Short Cuts America: il blog di Arnaldo Testi

Politica e storia degli Stati Uniti

The flag, government, and freedom of conscience (the Barnette case, 1943)

5949d01145883.imageExcerpts from Arnaldo Testi, Capture the Flag: The Stars and Stripes in American History, New York University Press, 2010, pp. 47-49

The rituals surrounding the Stars and Stripes are quite recent. The shaping of their features, so highly infused with civil religiosity, has elicited many a conflict that has involved the citizens’ civic and religious beliefs, the role of religion in public life, and the country’s most sacred institutions. The school ceremonies of saluting the flag and reciting the Pledge of Allegiance have been one of the main causes of these conflicts.

The hostilities were begun in the 1930s by the Jehovah’s Witnesses, a millenarian church that refuses any act of loyalty to secular governments, only recognizes the Kingdom of Christ, and interprets the precepts of the Bible literally. A Pennsylvania family of Witnesses refused to allow their children to take part in those ceremonies, then compulsory in the state’s schools, because they contradicted the biblical prohibition of worshipping images (Exodus 20:4 – 5). The children were expelled, and the episode gave rise to a court case centered on the Bill of Rights of the Constitution, in particular on the First Amendment, which prohibits the government from establishing an official religion and guarantees the right of individuals to the free exercise of their beliefs. The case reached the federal Supreme Court.
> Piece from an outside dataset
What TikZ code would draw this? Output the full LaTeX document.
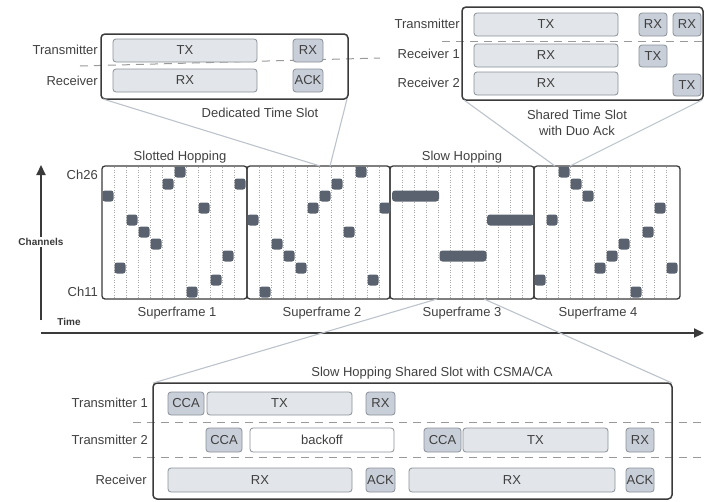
\documentclass[tikz,border=0pt]{standalone}
\usepackage{fontspec}
\setmainfont{Liberation Sans}
\usetikzlibrary{arrows.meta}
\definecolor{ink}{HTML}{3A3A3A}
\definecolor{txt}{HTML}{404040}
\definecolor{lightfill}{HTML}{E2E5E9}
\definecolor{darkfill}{HTML}{C8CFD9}
\definecolor{boxedge}{HTML}{8A9098}
\definecolor{hop}{HTML}{5A6270}
\definecolor{zoomc}{HTML}{BCC3CB}
\definecolor{dashc}{HTML}{9A9A9A}
\definecolor{dotc}{HTML}{A8A8A8}
\newcommand\slotnode[7]{\node[#2, minimum width={#4pt-#3pt}, minimum height={#6pt-#5pt}] (#1) at (#3,#5) {#7};}
\begin{document}
\begin{tikzpicture}[x=1pt,y=-1pt,
  every node/.style={font=\fontsize{13}{16}\selectfont, text=txt},
  frame/.style={draw=ink, line width=1.5pt, rounded corners=4pt, inner sep=0pt, outer sep=0pt, anchor=north west},
  sfbox/.style={draw=ink, line width=1.3pt, rounded corners=3pt, inner sep=0pt, outer sep=0pt, anchor=north west, minimum height=133pt},
  slot/.style={draw=boxedge, line width=0.8pt, rounded corners=3pt, inner sep=0pt, outer sep=0pt, anchor=north west},
  lightslot/.style={slot, fill=lightfill},
  darkslot/.style={slot, fill=darkfill},
  whiteslot/.style={slot, fill=white},
  hopsq/.style={fill=hop, rounded corners=2.5pt, minimum size=11pt, inner sep=0pt},
  hopbar/.style={fill=hop, rounded corners=3pt, minimum width=47pt, minimum height=11pt, inner sep=0pt},
  rowlabel/.style={anchor=east, inner sep=0pt},
  zoomline/.style={draw=zoomc, line width=1.1pt},
  rowsep/.style={draw=dashc, line width=1pt, dash pattern=on 8pt off 6pt},
  gridline/.style={draw=dotc, line width=0.6pt, dash pattern=on 1pt off 1.5pt},
  axis/.style={draw=ink, line width=2.2pt, -{Triangle[length=10pt,width=9pt]}},
  axislabel/.style={font=\bfseries\fontsize{10}{12}\selectfont, text=ink, fill=white, inner sep=1.5pt}
]
\useasboundingbox (0,0) rectangle (704,501);

% ---------- Dedicated time slot ----------
\draw[rowsep] (80,66) coordinate (dsepL) -- (380,58) coordinate (dsepR);
\node[frame, minimum width=247pt, minimum height=65pt] (dts) at (101,34) {};
\slotnode{dtx}{lightslot}{113}{257}{39}{62}{TX}
\slotnode{drx}{darkslot}{293}{323}{39}{62}{RX}
\slotnode{drx2}{lightslot}{113}{257}{69}{92}{RX}
\slotnode{dack}{darkslot}{293}{323}{69}{92}{ACK}
\node[rowlabel] (dlt) at (98,50) {Transmitter};
\node[rowlabel] (dlr) at (98,81) {Receiver};
\node (dcap) at (260,113) {Dedicated Time Slot};

% ---------- Shared time slot ----------
\draw[rowsep] (442,41) coordinate (ssepL) -- (704,41) coordinate (ssepR);
\node[frame, minimum width=241pt, minimum height=93pt] (sts) at (462,7) {};
\slotnode{stx}{lightslot}{474}{618}{13}{36}{TX}
\slotnode{srx1}{darkslot}{639}{667}{13}{36}{RX}
\slotnode{srx2}{darkslot}{673}{701}{13}{36}{RX}
\slotnode{sr1rx}{lightslot}{474}{618}{44}{67}{RX}
\slotnode{sr1tx}{darkslot}{639}{667}{45}{67}{TX}
\slotnode{sr2rx}{lightslot}{474}{618}{72}{95}{RX}
\slotnode{sr2tx}{darkslot}{673}{701}{74}{96}{TX}
\node[rowlabel] (slt) at (460,24) {Transmitter};
\node[rowlabel] (slr1) at (460,54) {Receiver 1};
\node[rowlabel] (slr2) at (460,83) {Receiver 2};
\node[align=center] (scap) at (577,123) {Shared Time Slot\\with Duo Ack};

% ---------- Superframes ----------
\node (t1) at (180,157) {Slotted Hopping};
\node (t2) at (462,157) {Slow Hopping};
\node[rowlabel] (ch26) at (98,175) {Ch26};
\node[rowlabel] (ch11) at (98,292) {Ch11};

\foreach \L in {102,247,390,534}
  \foreach \c in {1,...,11}
    \draw[gridline] (\L+12*\c,167) -- (\L+12*\c,298);

\node[sfbox, minimum width=145pt] (sf1) at (102,166) {};
\node[sfbox, minimum width=143pt] (sf2) at (247,166) {};
\node[sfbox, minimum width=144pt] (sf3) at (390,166) {};
\node[sfbox, minimum width=146pt] (sf4) at (534,166) {};

\foreach \r [count=\c from 0] in {2,8,4,5,6,1,0,10,3,9,7,1}
  \node[hopsq] (a\c) at (108+12*\c,172+12*\r) {};
\foreach \r [count=\c from 0] in {4,10,6,7,8,3,2,1,5,0,9,3}
  \node[hopsq] (b\c) at (253+12*\c,172+12*\r) {};
\foreach \r [count=\c from 0] in {9,4,0,1,2,8,7,6,10,5,3,8}
  \node[hopsq] (d\c) at (540+12*\c,172+12*\r) {};
\node[hopbar] (bar1) at (415.5,196) {};
\node[hopbar] (bar2) at (463,256) {};
\node[hopbar] (bar3) at (510.5,220) {};

\node (sfl1) at (177,313) {Superframe 1};
\node (sfl2) at (322,313) {Superframe 2};
\node (sfl3) at (462,313) {Superframe 3};
\node (sfl4) at (598,313) {Superframe 4};

% axes
\coordinate (chbot) at (41,320);
\coordinate (chtop) at (41,165);
\draw[axis] (chbot) -- (chtop);
\node[axislabel] (chl) at (41,242) {Channels};
\coordinate (tbeg) at (41,333);
\coordinate (tend) at (704,333);
\draw[axis] (tbeg) -- (tend);
\node[axislabel] (tl) at (69,322) {Time};

% ---------- zoom lines ----------
\coordinate (z1) at (320,166);
\coordinate (z2) at (330,166);
\coordinate (z3) at (555,166);
\coordinate (z4) at (570,166);
\coordinate (z5) at (437,299);
\coordinate (z6) at (484,299);
\draw[zoomline] ([xshift=2pt]dts.south west) -- (z1);
\draw[zoomline] ([xshift=-1pt]dts.south east) -- (z2);
\draw[zoomline] ([xshift=2pt]sts.south west) -- (z3);
\draw[zoomline] ([xshift=-1pt]sts.south east) -- (z4);

% ---------- CSMA/CA slot ----------
\node (ccap) at (432,373) {Slow Hopping Shared Slot with CSMA/CA};
\draw[rowsep] (133,422) coordinate (c1L) -- (704,422) coordinate (c1R);
\draw[rowsep] (133,457) coordinate (c2L) -- (704,457) coordinate (c2R);
\node[frame, minimum width=519pt, minimum height=116pt] (csma) at (153,383) {};
\draw[zoomline] (csma.north west) -- (z5);
\draw[zoomline] (csma.north east) -- (z6);

\slotnode{c1cca}{darkslot}{168}{204}{392}{415}{CCA}
\slotnode{c1tx}{lightslot}{207}{352}{392}{415}{TX}
\slotnode{c1rx}{darkslot}{366}{395}{392}{415}{RX}

\slotnode{c2cca}{darkslot}{206}{242}{428}{452}{CCA}
\slotnode{c2bo}{whiteslot}{250}{394}{428}{452}{backoff}
\slotnode{c2cca2}{darkslot}{424}{461}{428}{452}{CCA}
\slotnode{c2tx}{lightslot}{463}{608}{428}{452}{TX}
\slotnode{c2rx}{darkslot}{626}{654}{428}{452}{RX}

\slotnode{c3rx}{lightslot}{168}{352}{468}{492}{RX}
\slotnode{c3ack}{darkslot}{366}{395}{468}{492}{ACK}
\slotnode{c3rx2}{lightslot}{409}{615}{468}{492}{RX}
\slotnode{c3ack2}{darkslot}{626}{654}{468}{492}{ACK}

\node[rowlabel] (cl1) at (148,403) {Transmitter 1};
\node[rowlabel] (cl2) at (148,440) {Transmitter 2};
\node[rowlabel] (cl3) at (147,480) {Receiver};
\end{tikzpicture}
\end{document}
At first the justices, with a majority of eight to one, said that the Jehovah’s Witnesses were in the wrong. In the decision Minersville School District v. Gobitis (1940), they maintained that states have the authority to provide for schoolchildren’s civic education using whatever means they deem most appropriate and that these means cannot be called into question even by the Court itself. The oath and the salute to the flag come within this jurisdiction and do not violate any constitutional rights. Religious beliefs cannot exempt an individual from obeying a general law that does not aim at promoting or hindering a faith but rather aims at inspiring feelings of national cohesion. “The flag is the symbol of our national unity, transcending all internal differences,” stated the Court, and “national unity is the basis of national security.” The justices, in effect, were saying that civic obligations are superior to religious ones and that the common civil cult of the flag is superior to the various religious cults present in society. The call to unity and national security was quite strong in 1940, when the Second World War was already under way and the United States was rearming. To many Americans it seemed that patriotism should take precedence over everything and against everyone.

Against the Jehovah’s Witnesses, who refused to compromise, there were acts of state repression and hostility on the part of public opinion, especially after the country actually entered the war. Other pupils were expelled; some were subjected to physical threats. The situation was becoming dangerous. The Court agreed to discuss a second similar case, and this time, in its decision in West Virginia Board of Education v. Barnette (1943), it overturned its previous ruling. With a majority of six to three, it concluded that the Pledge of Allegiance and the flag salute are a coercion and, if compulsory, are unconstitutional. These rituals cannot be but voluntary, and that is how they are today. Even in states that provide for them by law, there is no obligation to participate either for teachers or for students.

A few things had changed in the Supreme Court. There were two new justices, who had just been appointed by President Franklin D. Roosevelt; and Justice Harlan Fiske Stone, the only one who had been opposed to the majority decision in the Gobitis case, had become chief justice. Other things had changed in society; the antifascist war had increased sensitivity to forms of intolerance and ideological discipline that were typical of the enemy regimes. Precisely recalling the tragic experiences of “our present totalitarian enemies,” the Court maintained that the First Amendment, always and under any circumstances, protects individuals’ freedom of conscience, even against the states’ civic education programs, even in times of national emergency and heightened patriotism. The ruling, written by Justice Robert H. Jackson (one of the recently appointed justices, who was subsequently the prosecuting attorney in the Nuremberg trials against the Nazi war criminals), contains resounding statements that today still find an echo in the public debate:

Those who begin coercive elimination of dissent soon find themselves exterminating dissenters. Compulsory unification of opinion achieves only the unanimity of the graveyard.

There is no mysticism in the American concept of the State or of the nature or origin of its authority. We set up government by consent of the governed, and the Bill of Rights denies those in power any legal opportunity to coerce that consent. Authority here is to be controlled by public opinion, not public opinion by authority.

If there is any fixed star in our constitutional constellation, it is that no official, high or petty, can prescribe what shall be orthodox in politics, nationalism, religion, or other matters of opinion or force citizens to confess by word or act their faith therein.